Вечерами — свое общество. По воскресеньям оно собирается у полковника Бухарина, где шуршит юбками проворная Екатерина Ивановна, все так же не сводящая с Бестужева восторженного взгляда. Анекдоты, шахматы, вист, споры о войне и словесности.
Полно, ссылка ли это? Государственные ли они преступники?
В разгар веселой вечеринки команда: всем гостям незамедлительно покинуть Тифлис.
Доктор Депнер в ужасе, Екатерина Ивановна близка к умопомрачению. Два дня назад Александр Александрович перенес приступ лихорадки.
Распоряжение исходит от главнокомандующего. Первым в нем поименован Бестужев; его сразу отправляют с двумя жандармами в Метехский замок. Из тюрьмы — в Дербент, в линейный батальон. Не дав проститься с Павлом (Петра — тоже в Дербент), с друзьями (их тоже вон из Тифлиса, по дальним гарнизонам).
* * *
Разные выдвигались гипотезы, объясняющие сей гром средь ясного неба. Бестужев не отвергал интриг военного губернатора Стрекалова, ревновавшего к нему Екатерину Ивановну, за которой губернатор безуспешно волочился…
Не было ясного неба, оно таким лишь виделось ссыльным и разжалованным; пока они весело читали стихи, играли в шахматы, строили куры тифлисским красавицам, над ними сгущались тучи. Старая злоба и новая неприязнь питали наветы на тех, кто умнее, одареннее, удачливее.

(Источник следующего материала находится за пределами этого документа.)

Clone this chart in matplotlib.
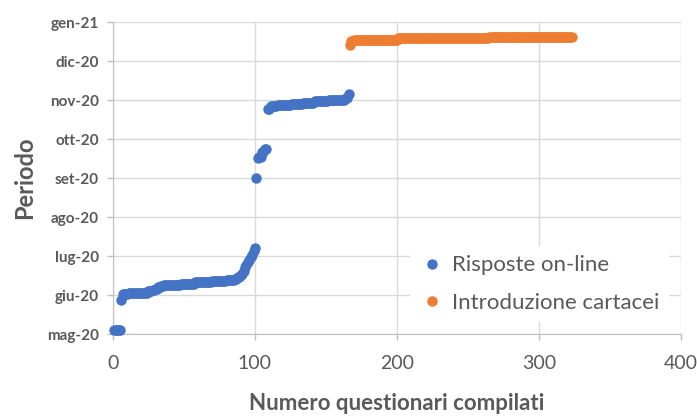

Бестужев ощущал, что воздух Кавказа напоен поэзией, но не ощутил в нем предательства. Он и его товарищи понимали: донос — известное средство сводить личные счеты, однако не понимали — со времени воцарения Николая и учреждения III Отделения донос стал непременным условием работы государственной машины. Осведомитель подталкивает ржавые маховики и шестерни имперского механизма, доказывая собственную преданность. На чиновника, офицера, брезгующего соглядатайством, падает тень. Где, позвольте знать, ваше недреманное око?
Подобным вопросом начальственно оглушили полковника Бухарина. Его бормотание — ничего крамольного за столом не говорилось, гостей приглашала Екатерина Ивановна — вызвало фырканье и отстранение от комендантской должности. За Бухариным и полковником Леманом отныне устанавливался «бдительный и секретный надзор».
За Бестужевым в Тифлисе слежка велась с первых дней и усилилась, когда он повадился в дом к коменданту. Паскевич получал сообщения агентов и, не мешкая, слал депеши Бенкендорфу. Фельдмаршал был заинтересован в обличении «государственных преступников», но лица, не входившие в сей разряд, его непосредственные подчиненные, не должны были выглядеть неблаговидно. Поэтому на Бестужева вешали всех собак. Бухарина же достаточно было выставить добродушным недотепой, намекнуть на его рога.
Однако противоречие таилось в том, что Паскевичу не доказать свою верность государю без опоры на «злоумышленников». Они — лучшие, храбрейшие, самые знающие командиры. Худо, пусто станет без Раевского, Сакена, Муравьева. Но их популярность (Раевский был самым юным — одиннадцатилетним — участником войны двенадцатого года, другом Пушкина) побуждает ревнивого к славе фельдмаршала скрепя сердце настоять на отозвании с Кавказа вышеупомянутых генералов как неблагонадежных.